Synaptic activity antagonizes inhibition of AMPA mEPSCs by Rap. (a) Representative recordings of pharmacologically isolated AMPA receptor-mediated mEPSCs from neurons transfected as indicated, in the presence or absence of BMI for 6 days. (b, c) Quantitation of results from (a).
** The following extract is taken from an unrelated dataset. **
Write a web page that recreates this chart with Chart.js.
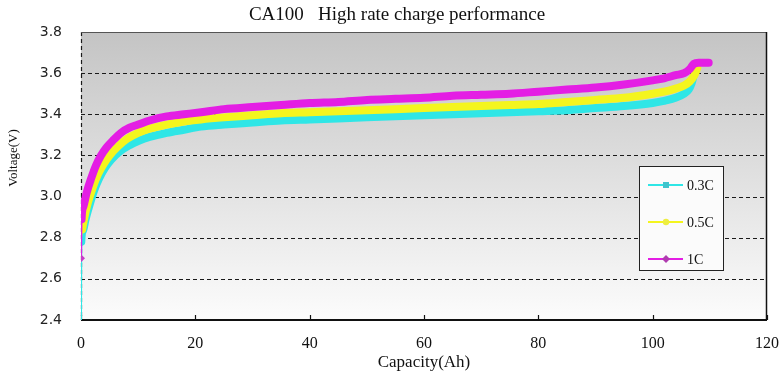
<!DOCTYPE html>
<html>
<head>
<meta charset="utf-8">
<script src="https://cdn.jsdelivr.net/npm/chart.js@4"></script>
<style>
  html, body { margin: 0; padding: 0; background: #ffffff; }
  #wrap { width: 783px; height: 375px; }
</style>
</head>
<body>
<div id="wrap"><canvas id="c" width="783" height="375"></canvas></div>
<script>
// ---- data ----
const seriesLabels = ['0.3C', '0.5C', '1C'];

const capacity03 = [0, 0.05, 0.3, 0.8, 1.5, 2.3, 3.2, 4.2, 5.3, 6.8, 8.5, 10, 12, 15, 18, 21, 25, 30, 35, 40, 45, 50, 55, 60, 65, 70, 75, 80, 85, 90, 95, 100, 102, 104, 105.5, 106.3, 106.8, 107.1];
const voltage03  = [2.40, 2.78, 2.83, 2.89, 2.96, 3.03, 3.09, 3.14, 3.18, 3.22, 3.25, 3.27, 3.29, 3.31, 3.325, 3.34, 3.35, 3.36, 3.37, 3.375, 3.38, 3.385, 3.39, 3.395, 3.40, 3.405, 3.41, 3.415, 3.42, 3.43, 3.44, 3.455, 3.465, 3.48, 3.50, 3.52, 3.55, 3.58];

const capacity05 = [0, 0.2, 0.6, 1.2, 2, 3, 4, 5, 6.5, 8, 10, 12, 15, 18, 21, 25, 30, 35, 40, 45, 50, 55, 60, 65, 70, 75, 80, 85, 90, 95, 100, 102, 104, 105.5, 106.5, 107.3, 107.8];
const voltage05  = [2.80, 2.84, 2.90, 2.97, 3.04, 3.11, 3.16, 3.20, 3.245, 3.28, 3.31, 3.33, 3.35, 3.365, 3.375, 3.385, 3.395, 3.405, 3.41, 3.415, 3.42, 3.425, 3.43, 3.435, 3.44, 3.445, 3.45, 3.46, 3.47, 3.48, 3.50, 3.51, 3.525, 3.54, 3.56, 3.59, 3.625];

const capacity1 = [0, 0.1, 0.4, 1, 1.8, 2.6, 3.5, 4.5, 5.5, 7, 8.5, 10, 12, 15, 18, 21, 25, 30, 35, 40, 45, 50, 55, 60, 65, 70, 75, 80, 85, 90, 95, 100, 102, 104, 105.5, 106.5, 107.2, 108, 109, 109.8];
const voltage1  = [2.70, 2.89, 2.95, 3.02, 3.09, 3.15, 3.20, 3.24, 3.27, 3.31, 3.335, 3.35, 3.37, 3.39, 3.40, 3.41, 3.425, 3.435, 3.445, 3.455, 3.46, 3.47, 3.475, 3.48, 3.49, 3.495, 3.50, 3.51, 3.52, 3.53, 3.545, 3.565, 3.575, 3.59, 3.60, 3.62, 3.645, 3.65, 3.65, 3.65];

const xTickValues = [0, 20, 40, 60, 80, 100, 120];
const yTickValues = [2.4, 2.6, 2.8, 3.0, 3.2, 3.4, 3.6, 3.8];

const titleText = 'CA100   High rate charge performance';
const xTitle = 'Capacity(Ah)';
const yTitle = 'Voltage(V)';

// ---- build ----
function pts(xs, ys) { return xs.map((x, i) => ({ x: x, y: ys[i] })); }

const colors = ['#2fe6e6', '#f4f51e', '#e41ee4'];
const markerColors = ['#40c4cc', '#eeee40', '#b03cb0'];
const markerStyles = ['rect', 'circle', 'rectRot'];

const bgPlugin = {
  id: 'bgPlugin',
  beforeDatasetsDraw(chart) {
    const { ctx, chartArea: a, scales } = chart;
    ctx.save();
    const g = ctx.createLinearGradient(0, a.top, 0, a.bottom);
    g.addColorStop(0, '#c4c4c4');
    g.addColorStop(1, '#fcfcfc');
    ctx.fillStyle = g;
    ctx.fillRect(a.left, a.top, a.right - a.left, a.bottom - a.top);
    ctx.strokeStyle = '#1a1a1a';
    ctx.lineWidth = 1.2;
    ctx.setLineDash([4, 3]);
    yTickValues.forEach(v => {
      if (v === yTickValues[0] || v === yTickValues[yTickValues.length - 1]) return;
      const y = Math.round(scales.y.getPixelForValue(v)) + 0.5;
      ctx.beginPath(); ctx.moveTo(a.left, y); ctx.lineTo(a.right, y); ctx.stroke();
    });
    ctx.beginPath(); ctx.moveTo(a.left + 0.5, a.top); ctx.lineTo(a.left + 0.5, a.bottom); ctx.stroke();
    ctx.setLineDash([]);
    ctx.strokeStyle = '#555555';
    ctx.lineWidth = 1;
    ctx.beginPath(); ctx.moveTo(a.left, a.top + 0.5); ctx.lineTo(a.right, a.top + 0.5); ctx.stroke();
    ctx.strokeStyle = '#111111';
    ctx.lineWidth = 1.5;
    ctx.beginPath(); ctx.moveTo(a.right - 0.5, a.top); ctx.lineTo(a.right - 0.5, a.bottom); ctx.stroke();
    ctx.lineWidth = 2;
    ctx.beginPath(); ctx.moveTo(a.left, a.bottom); ctx.lineTo(a.right, a.bottom); ctx.stroke();
    ctx.lineWidth = 1.2;
    xTickValues.forEach(v => {
      const x = Math.round(scales.x.getPixelForValue(v)) + 0.5;
      ctx.beginPath(); ctx.moveTo(x, a.bottom); ctx.lineTo(x, a.bottom - 5); ctx.stroke();
    });
    ctx.restore();
  }
};

const textPlugin = {
  id: 'textPlugin',
  afterDraw(chart) {
    const { ctx } = chart;
    ctx.save();
    ctx.fillStyle = '#111111';
    ctx.textAlign = 'center';
    ctx.textBaseline = 'middle';
    ctx.font = '19px "Liberation Serif", serif';
    ctx.fillText(titleText, 397, 15);
    ctx.translate(14, 158);
    ctx.rotate(-Math.PI / 2);
    ctx.font = '13px "Liberation Serif", serif';
    ctx.fillText(yTitle, 0, 0);
    ctx.restore();
  }
};

const legendPlugin = {
  id: 'boxLegend',
  afterDraw(chart) {
    const { ctx } = chart;
    const x0 = 639, y0 = 166, w = 84, h = 104;
    ctx.save();
    ctx.fillStyle = '#fbfbfb';
    ctx.fillRect(x0, y0, w, h);
    ctx.strokeStyle = '#222222';
    ctx.lineWidth = 1;
    ctx.strokeRect(x0 + 0.5, y0 + 0.5, w, h);
    chart.data.datasets.forEach((ds, i) => {
      const y = y0 + 19 + i * 37;
      ctx.strokeStyle = ds.borderColor;
      ctx.lineWidth = 2;
      ctx.beginPath(); ctx.moveTo(x0 + 9, y); ctx.lineTo(x0 + 44, y); ctx.stroke();
      ctx.fillStyle = markerColors[i];
      ctx.beginPath();
      const mx = x0 + 27;
      if (i === 0) { ctx.rect(mx - 3, y - 3, 6, 6); }
      else if (i === 1) { ctx.arc(mx, y, 3.2, 0, Math.PI * 2); }
      else { ctx.moveTo(mx, y - 4); ctx.lineTo(mx + 4, y); ctx.lineTo(mx, y + 4); ctx.lineTo(mx - 4, y); ctx.closePath(); }
      ctx.fill();
      ctx.fillStyle = '#111111';
      ctx.font = '14px "Liberation Serif", serif';
      ctx.textBaseline = 'middle';
      ctx.textAlign = 'left';
      ctx.fillText(ds.label, x0 + 48, y + 1);
    });
    ctx.restore();
  }
};

const series = [
  { xs: capacity03, ys: voltage03, order: 2 },
  { xs: capacity05, ys: voltage05, order: 1 },
  { xs: capacity1,  ys: voltage1,  order: 0 }
];

const datasets = series.map((s, i) => ({
  label: seriesLabels[i],
  data: pts(s.xs, s.ys),
  order: s.order,
  borderColor: colors[i],
  backgroundColor: colors[i],
  borderWidth: 8,
  borderJoinStyle: 'round',
  borderCapStyle: 'round',
  cubicInterpolationMode: 'monotone',
  pointStyle: markerStyles[i],
  pointRadius: ctx => (i === 2 && ctx.dataIndex === 0) ? 4 : 0,
  pointBackgroundColor: i === 2 ? '#c83cc8' : colors[i],
  pointBorderWidth: 0,
  segment: {
    borderWidth: ctx => ctx.p0DataIndex === 0 ? 2 : 8
  }
}));

new Chart(document.getElementById('c'), {
  type: 'line',
  data: { datasets: datasets },
  plugins: [bgPlugin, legendPlugin, textPlugin],
  options: {
    responsive: false,
    animation: false,
    layout: { padding: { left: 0, right: 0, top: 32, bottom: 0 } },
    plugins: {
      legend: { display: false },
      tooltip: { enabled: false },
      title: { display: false }
    },
    scales: {
      x: {
        type: 'linear',
        min: 0, max: 120,
        afterFit: s => { s.height = 55; s.paddingRight = 16; s.paddingLeft = 0; },
        afterBuildTicks: s => { s.ticks = xTickValues.map(v => ({ value: v })); },
        grid: { display: true, drawOnChartArea: false, drawTicks: false, color: 'rgba(0,0,0,0)' },
        border: { display: false },
        ticks: {
          padding: 14,
          color: '#111111',
          maxRotation: 0,
          font: { family: '"Liberation Serif", serif', size: 16 },
          callback: v => String(v)
        },
        title: {
          display: true, text: xTitle, color: '#111111',
          font: { family: '"Liberation Serif", serif', size: 17 },
          padding: { top: 0, bottom: 2 }
        }
      },
      y: {
        type: 'linear',
        min: 2.4, max: 3.8,
        afterFit: s => { s.width = 81; s.paddingTop = 0; s.paddingBottom = 0; },
        afterBuildTicks: s => { s.ticks = yTickValues.map(v => ({ value: v })); },
        grid: { display: true, drawOnChartArea: false, drawTicks: false, color: 'rgba(0,0,0,0)' },
        border: { display: false },
        ticks: {
          padding: 19,
          color: '#222222',
          font: { family: '"DejaVu Sans", sans-serif', size: 14 },
          callback: v => Number(v).toFixed(1)
        },
        title: { display: false }
      }
    }
  }
});
</script>
</body>
</html>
Histograms show mean ± SEM for mEPSC peak amplitude (b) and frequency (c) Number in parenthesis above each bar indicates number of cells recorded for each condition. *p < 0.05 versus GFP; **p < 0.05 versus same construct without BMI; #p = 0.11 versus GFP without BMI (Student’s t-test).

Fig. 9

Synaptic activity antagonizes dendritic remodeling by Rap2. (a–f) Hippocampal neurons were transfected with GFP (a–c) or Rap2V12 (d–f) and then incubated with 1 μm TTX (b, e) or 100 μm PTX (c, f) for 4 days following transfection, with one treatment immediately following transfection and a second dose administered after 48 h. Scale bar 100 μm. (g) Total dendrite length of Rap2V12-transfected neurons normalized with respect to to GFP controls with same drug treatment. Data shown as mean ± SEM. *p < 0.01, versus Rap2V12 no drug (Student’s t-test).